Doação de empresas para campanhas é contra a Constituição

Renan Aguiar, da PUC-RJ, diz que STF deveria julgar logo o fim do financiamento empresarial, cuja ação está na gaveta de Gilmar Mendes há de dez meses

Os possíveis efeitos perversos da proposta, como o aumento do caixa 2 de campanha, não constituem argumento suficiente para que se abdique do ideal democrático, mas têm sido o refúgio daqueles que desejam manter o desequilíbrio de forças entre os grandes financiadores de campanha e o eleitor comum.

A presença das contribuições de empresas às campanhas eleitorais fere o princípio constitucional da igualdade, permitindo que empresas utilizadas para o financiamento de candidatos e de partidos determinem, ainda que maneira indireta, os resultados das eleições e reduzindo drasticamente a influência do cidadão. A afirmação é do professor de Políticas Públicas da Pontifícia Universidade Católica (PUC) do Rio de Janeiro, Renan Aguiar, em artigo publicado na edição desta segunda-feira (9) no Jornal O Globo.

O professor lembra que diante da omissão do Legislativo em avançar em uma reforma política que afasta a influência econômica dos processos eleitorais, a saída é aguardar a conclusão do Supremo Tribunal Federal sobre a ação apresentada pelo Conselho Federal da Ordem dos Advogados do Brasil — a matéria já recebeu a maioria dos votos da Corte, mas a decisão está suspensa por um pedido de vistas do ministro Gilmar Mendes, que está “examinando a questão” há dez meses. Segundo O Globo, em editorial de contraponto ao artigo, “pode-se, com isso, ganhar tempo para uma discussão mais profunda” sobre o tema.

O que o jornal não nega é que as contribuições de empresas às campanhas eleitorais tem sido um foco permanente de escândalos de corrupção e de atrelamento das decisões da administração pública aos interesses privados dos grandes financiadores dos candidatos que alcançam a condição de governantes e legisladores.

Veja a íntegra do artigo do professor Renan Aguiar:

Debate maduro

Por Renan Aguiar, mestre em Teoria do Estado, professor de Políticas Públicas da PUC-RJ

Em 2011, o Conselho Federal da Ordem dos Advogados do Brasil propôs uma ação judicial perante o Supremo Tribunal Federal para tornar inconstitucionais as doações de pessoas jurídicas a campanhas políticas.

De lá para cá, apesar da interrupção do julgamento — em razão do pedido de vista feito pelo ministro Gilmar Mendes —, há fortes expectativas sobre a matéria e o resultado final do processo.

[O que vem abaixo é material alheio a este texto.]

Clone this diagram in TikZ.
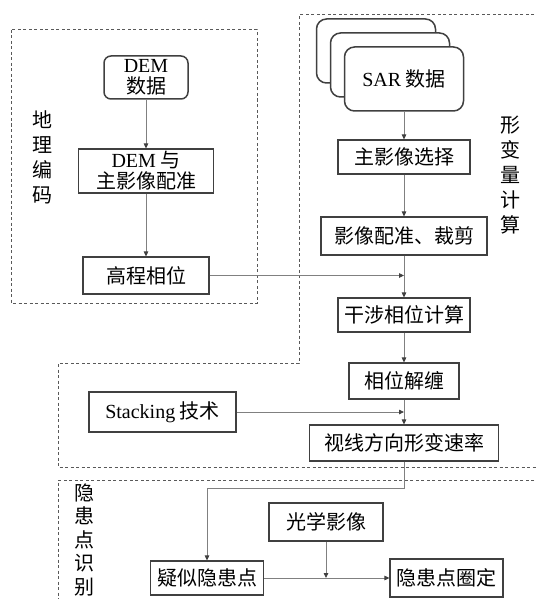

O debate, já maduro entre os constitucionalistas brasileiros, ocupa diversos espaços sociais, pressionando o Poder Legislativo a caminhar para uma inevitável reforma política.

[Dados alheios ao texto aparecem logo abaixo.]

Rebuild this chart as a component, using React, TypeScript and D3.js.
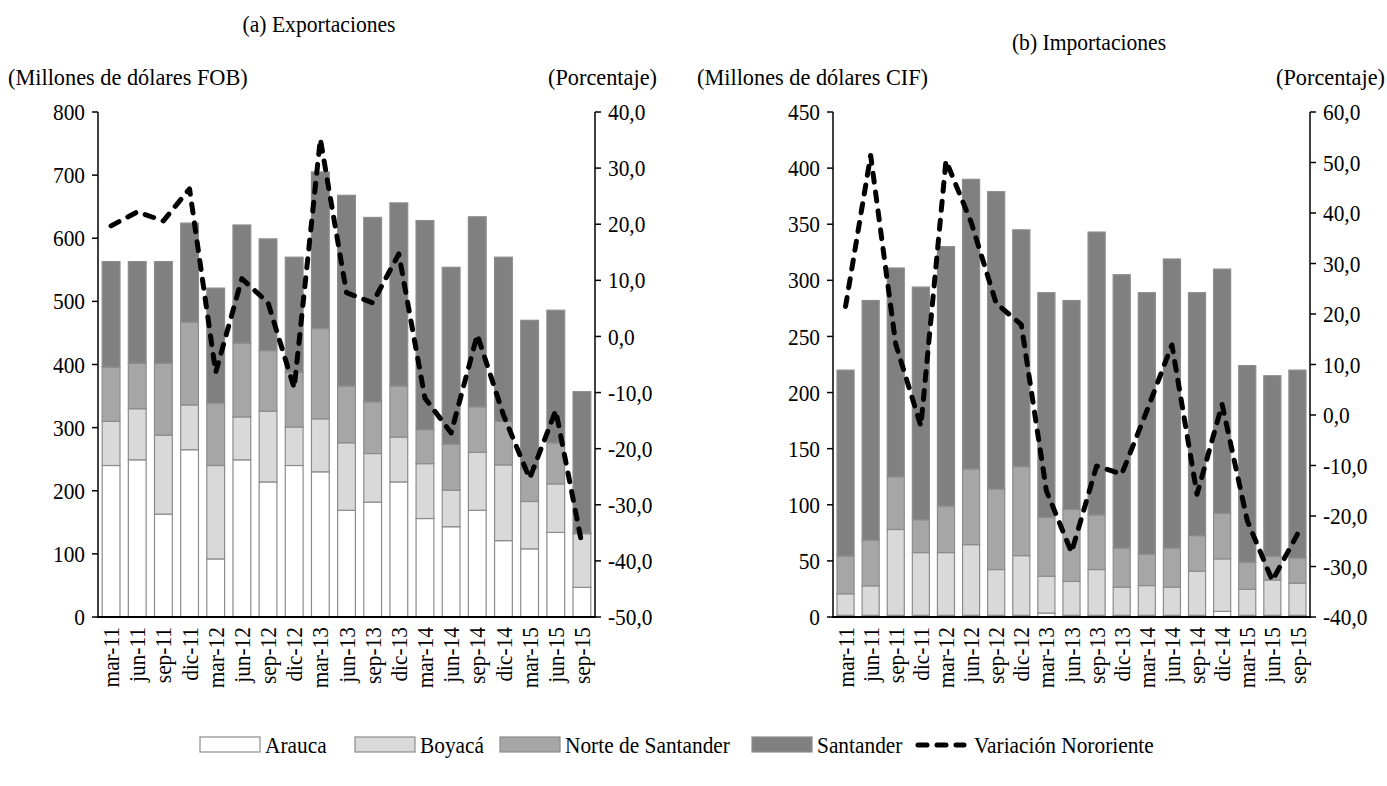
import React from 'react';
import * as d3 from 'd3';

const categories = ['mar-11','jun-11','sep-11','dic-11','mar-12','jun-12','sep-12','dic-12','mar-13','jun-13','sep-13','dic-13','mar-14','jun-14','sep-14','dic-14','mar-15','jun-15','sep-15'];
const seriesNames = ['Arauca','Boyacá','Norte de Santander','Santander'];
const seriesColors = ['#ffffff','#d9d9d9','#a6a6a6','#808080'];

// Exportaciones (millones de dólares FOB)
const expArauca = [240,249,163,265,92,249,214,240,230,169,182,214,156,143,169,121,108,134,47];
const expBoyaca = [70,81,125,71,148,68,112,61,84,107,77,71,87,58,92,120,75,77,85];
const expNorte = [86,72,114,131,99,117,96,87,143,90,82,81,54,73,72,69,52,65,2];
const expSantander = [167,161,161,157,182,187,177,182,248,302,292,290,331,280,301,260,235,210,223];
const expVariacion = [19.7,22.2,20.6,26.3,-6.4,10.3,6.0,-9.2,35.2,7.8,6.0,14.7,-11.0,-17.2,0.3,-14.0,-25.3,-13.2,-37.0];

// Importaciones (millones de dólares CIF)
const impArauca = [1.5,1.5,1.5,1.5,1.5,1.5,1.5,1.5,3.5,1.5,1.5,1.5,1.5,1.5,1.5,5,1.5,1.5,1.5];
const impBoyaca = [19.2,26.3,76.5,55.9,55.9,63,40.8,53.2,32.9,30.2,40.8,25.1,26.5,25.1,39.3,46.8,23.1,31.5,28.7];
const impNorte = [33.7,40.8,47,29.3,41.6,67.5,71.7,79.3,52.4,64.3,48.7,34.9,28,34.9,31.7,40.5,24.2,21,22.5];
const impSantander = [165.6,213.4,186,207.3,231,258,265,211,200.2,186,252,243.5,233,257.5,216.5,217.7,175.2,161,167.3];
const impVariacion = [21.5,51.4,14.0,-2.2,50.4,38.2,22.1,17.9,-15.0,-27.2,-10.1,-11.7,0.8,13.9,-15.7,2.1,-20.9,-32.8,-23.6];

const expLeftTicks = [0,100,200,300,400,500,600,700,800];
const expRightTicks = [-50,-40,-30,-20,-10,0,10,20,30,40];
const impLeftTicks = [0,50,100,150,200,250,300,350,400,450];
const impRightTicks = [-40,-30,-20,-10,0,10,20,30,40,50,60];

const FONT = "'Liberation Serif', 'Times New Roman', serif";
const fmtPct = (v: number) => v.toFixed(1).replace('.', ',');

type TProps = { x: number; y: number; anchor?: 'start' | 'middle' | 'end'; size?: number; sx?: number; rot?: number; children: React.ReactNode };
function T({ x, y, anchor = 'start', size = 23, sx = 0.93, rot = 0, children }: TProps) {
  return (
    <g transform={`translate(${x},${y}) rotate(${rot}) scale(${sx},1)`}>
      <text x={0} y={0} dy="0.35em" textAnchor={anchor} fontSize={size} fontFamily={FONT} fill="#000">{children}</text>
    </g>
  );
}

type PanelProps = {
  x0: number; x1: number; y0: number; y1: number;
  series: number[][]; variacion: number[];
  leftMax: number; leftTicks: number[];
  rightDomain: [number, number]; rightTicks: number[];
};

function Panel(p: PanelProps) {
  const x = d3.scaleBand<string>().domain(categories).range([p.x0, p.x1]).paddingInner(0.32).paddingOuter(0.16);
  const yL = d3.scaleLinear().domain([0, p.leftMax]).range([p.y1, p.y0]);
  const yR = d3.scaleLinear().domain(p.rightDomain).range([p.y1, p.y0]);
  const table = categories.map((c, i) => {
    const o: any = { cat: c };
    seriesNames.forEach((s, k) => { o[s] = p.series[k][i]; });
    return o;
  });
  const stacked = d3.stack<any>().keys(seriesNames)(table);
  const line = d3.line<number>()
    .x((_, i) => (x(categories[i]) as number) + x.bandwidth() / 2)
    .y(v => yR(v));
  return (
    <g>
      {stacked.map((layer, k) => (
        <g key={k}>
          {layer.map((d, i) => (
            <rect key={i} x={x(categories[i])} width={x.bandwidth()}
              y={yL(d[1])} height={Math.max(0, yL(d[0]) - yL(d[1]))}
              fill={seriesColors[k]} stroke="#8c8c8c" strokeWidth={1.2} />
          ))}
        </g>
      ))}
      <path d={line(p.variacion) || ''} fill="none" stroke="#000" strokeWidth={5}
        strokeDasharray="9,10" strokeLinecap="round" strokeLinejoin="round" />
      {/* left axis */}
      <line x1={p.x0} x2={p.x0} y1={p.y0} y2={p.y1} stroke="#000" strokeWidth={1.5} />
      {p.leftTicks.map(t => (
        <g key={t}>
          <line x1={p.x0 - 6} x2={p.x0} y1={yL(t)} y2={yL(t)} stroke="#000" strokeWidth={1.5} />
          <T x={p.x0 - 13} y={yL(t)} anchor="end">{t}</T>
        </g>
      ))}
      {/* right axis */}
      <line x1={p.x1} x2={p.x1} y1={p.y0} y2={p.y1} stroke="#000" strokeWidth={1.5} />
      {p.rightTicks.map(t => (
        <g key={t}>
          <line x1={p.x1} x2={p.x1 + 6} y1={yR(t)} y2={yR(t)} stroke="#000" strokeWidth={1.5} />
          <T x={p.x1 + 13} y={yR(t)} anchor="start">{fmtPct(t)}</T>
        </g>
      ))}
      {/* baseline */}
      <line x1={p.x0 - 1} x2={p.x1 + 1} y1={p.y1} y2={p.y1} stroke="#000" strokeWidth={2} />
      {categories.map(c => {
        const cx = (x(c) as number) + x.bandwidth() / 2;
        return <T key={c} x={cx} y={p.y1 + 10} rot={-90} anchor="end">{c}</T>;
      })}
    </g>
  );
}

export default function App() {
  const top = 112, bottom = 617;
  const legendItems = [
    { x: 200, label: 'Arauca', k: 0 },
    { x: 355, label: 'Boyacá', k: 1 },
    { x: 500, label: 'Norte de Santander', k: 2 },
    { x: 752, label: 'Santander', k: 3 },
  ];
  return (
    <svg width={1387} height={786} style={{ display: 'block', position: 'absolute', left: 0, top: 0, background: '#fff' }}>
      <rect width={1387} height={786} fill="#fff" />
      <T x={319} y={24} anchor="middle" size={23} sx={0.94}>(a) Exportaciones</T>
      <T x={8} y={77} size={24} sx={0.93}>(Millones de dólares FOB)</T>
      <T x={657} y={77} anchor="end" size={24} sx={0.93}>(Porcentaje)</T>
      <Panel x0={98} x1={595} y0={top} y1={bottom}
        series={[expArauca, expBoyaca, expNorte, expSantander]} variacion={expVariacion}
        leftMax={800} leftTicks={expLeftTicks} rightDomain={[-50, 40]} rightTicks={expRightTicks} />

      <T x={1089} y={42} anchor="middle" size={23} sx={0.94}>(b) Importaciones</T>
      <T x={697} y={77} size={24} sx={0.93}>(Millones de dólares CIF)</T>
      <T x={1385} y={77} anchor="end" size={24} sx={0.93}>(Porcentaje)</T>
      <Panel x0={833} x1={1310} y0={top} y1={bottom}
        series={[impArauca, impBoyaca, impNorte, impSantander]} variacion={impVariacion}
        leftMax={450} leftTicks={impLeftTicks} rightDomain={[-40, 60]} rightTicks={impRightTicks} />

      {legendItems.map(it => (
        <g key={it.label}>
          <rect x={it.x} y={737} width={60} height={15} fill={seriesColors[it.k]} stroke="#8c8c8c" strokeWidth={1.2} />
          <T x={it.x + 65} y={745}>{it.label}</T>
        </g>
      ))}
      <line x1={918} x2={964} y1={745} y2={745} stroke="#000" strokeWidth={5} strokeDasharray="9,10" strokeLinecap="round" />
      <T x={974} y={745}>Variación Nororiente</T>
    </svg>
  );
}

No entanto, a inércia do legislador levará mais uma vez à judicialização política no Brasil, impondo à Suprema Corte a realização desta pequena, mas significativa, reforma eleitoral.

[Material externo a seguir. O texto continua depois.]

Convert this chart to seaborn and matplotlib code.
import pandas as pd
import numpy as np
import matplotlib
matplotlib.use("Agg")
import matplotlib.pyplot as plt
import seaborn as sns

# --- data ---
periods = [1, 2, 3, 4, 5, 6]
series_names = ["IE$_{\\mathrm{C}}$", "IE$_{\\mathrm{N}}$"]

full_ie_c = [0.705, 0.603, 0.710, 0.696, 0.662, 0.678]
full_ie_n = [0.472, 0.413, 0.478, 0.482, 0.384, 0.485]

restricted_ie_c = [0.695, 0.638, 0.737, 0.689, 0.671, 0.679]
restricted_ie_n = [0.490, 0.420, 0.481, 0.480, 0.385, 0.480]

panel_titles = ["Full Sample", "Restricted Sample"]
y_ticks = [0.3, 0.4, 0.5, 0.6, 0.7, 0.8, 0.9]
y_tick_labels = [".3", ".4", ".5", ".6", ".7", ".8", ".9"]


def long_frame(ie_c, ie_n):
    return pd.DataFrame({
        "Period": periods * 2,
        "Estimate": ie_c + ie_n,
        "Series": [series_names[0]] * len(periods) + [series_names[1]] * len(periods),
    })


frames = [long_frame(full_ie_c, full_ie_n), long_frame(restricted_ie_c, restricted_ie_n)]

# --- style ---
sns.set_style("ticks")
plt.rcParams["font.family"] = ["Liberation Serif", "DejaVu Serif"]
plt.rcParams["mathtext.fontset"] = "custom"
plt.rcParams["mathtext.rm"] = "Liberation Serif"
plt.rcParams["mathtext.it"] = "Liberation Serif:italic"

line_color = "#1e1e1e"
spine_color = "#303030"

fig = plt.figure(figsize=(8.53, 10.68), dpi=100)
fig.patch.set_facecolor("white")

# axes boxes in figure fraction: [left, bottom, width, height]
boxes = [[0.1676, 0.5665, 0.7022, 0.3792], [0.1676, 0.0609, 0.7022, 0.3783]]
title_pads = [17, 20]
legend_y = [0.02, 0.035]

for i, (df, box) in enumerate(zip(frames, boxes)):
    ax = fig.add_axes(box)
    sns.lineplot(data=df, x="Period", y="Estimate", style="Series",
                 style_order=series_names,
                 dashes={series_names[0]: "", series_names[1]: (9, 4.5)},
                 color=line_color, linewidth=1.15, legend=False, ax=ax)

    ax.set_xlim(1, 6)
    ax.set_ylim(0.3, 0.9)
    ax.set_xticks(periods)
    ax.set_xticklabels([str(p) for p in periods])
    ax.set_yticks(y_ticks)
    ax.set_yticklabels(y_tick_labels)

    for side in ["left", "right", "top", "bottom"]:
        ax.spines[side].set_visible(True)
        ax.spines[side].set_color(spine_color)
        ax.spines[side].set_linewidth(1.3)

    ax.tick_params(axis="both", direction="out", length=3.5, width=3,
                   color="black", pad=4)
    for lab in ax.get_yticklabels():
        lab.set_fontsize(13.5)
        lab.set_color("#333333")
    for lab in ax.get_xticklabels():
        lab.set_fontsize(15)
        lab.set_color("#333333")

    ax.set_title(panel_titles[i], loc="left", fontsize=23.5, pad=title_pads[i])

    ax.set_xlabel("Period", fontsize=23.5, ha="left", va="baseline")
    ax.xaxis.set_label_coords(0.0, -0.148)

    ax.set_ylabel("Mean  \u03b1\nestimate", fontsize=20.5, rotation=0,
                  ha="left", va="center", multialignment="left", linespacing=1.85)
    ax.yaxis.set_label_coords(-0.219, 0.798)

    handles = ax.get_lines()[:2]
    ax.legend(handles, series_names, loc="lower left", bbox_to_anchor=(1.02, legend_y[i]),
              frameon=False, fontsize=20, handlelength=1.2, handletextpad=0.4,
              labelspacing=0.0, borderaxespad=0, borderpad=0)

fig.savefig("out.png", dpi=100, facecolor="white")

As diversas definições de financiamento das campanhas eleitorais, presentes nos atuais projetos de reforma política, estão sob a mira de todos os holofotes e provocam debates acirrados.

Nesta discussão, a necessidade de elaboração de normas que ponham fim à corrupção eleitoral é um consenso público que, sob orientação de princípios constitucionais, em especial o da igualdade, encontra repercussão na produção de nosso legislador excepcional, o Supremo Tribunal Federal.

A igualdade, um princípio liberal fundamental de todas as democracias ocidentais, apresenta-se hoje divorciada dos pleitos eleitorais. Empresas são utilizadas para o financiamento de candidatos e de partidos, determinando, mesmo que de maneira indireta, os resultados das eleições e reduzindo drasticamente a influência do cidadão.

A nítida desigualdade entre o empresário que vota e distribui grandes volumes de recursos e o cidadão comum que — além de seu voto e de suas convicções — pouco possui viola o próprio sentido da democracia.

Os possíveis efeitos perversos da proposta, como o aumento do caixa 2 de campanha, não constituem argumento suficiente para que se abdique do ideal democrático, mas têm sido o refúgio daqueles que desejam manter o desequilíbrio de forças entre os grandes financiadores de campanha e o eleitor comum.

É certo que o pensamento elitista pode discordar da necessária existência de paridade entre os ricos e a maioria da sociedade, especialmente nas eleições, mas felizmente este não parece ser o posicionamento ideológico da atual composição de nossa Corte Suprema, como também não encontra abrigo na compreensão média da sociedade.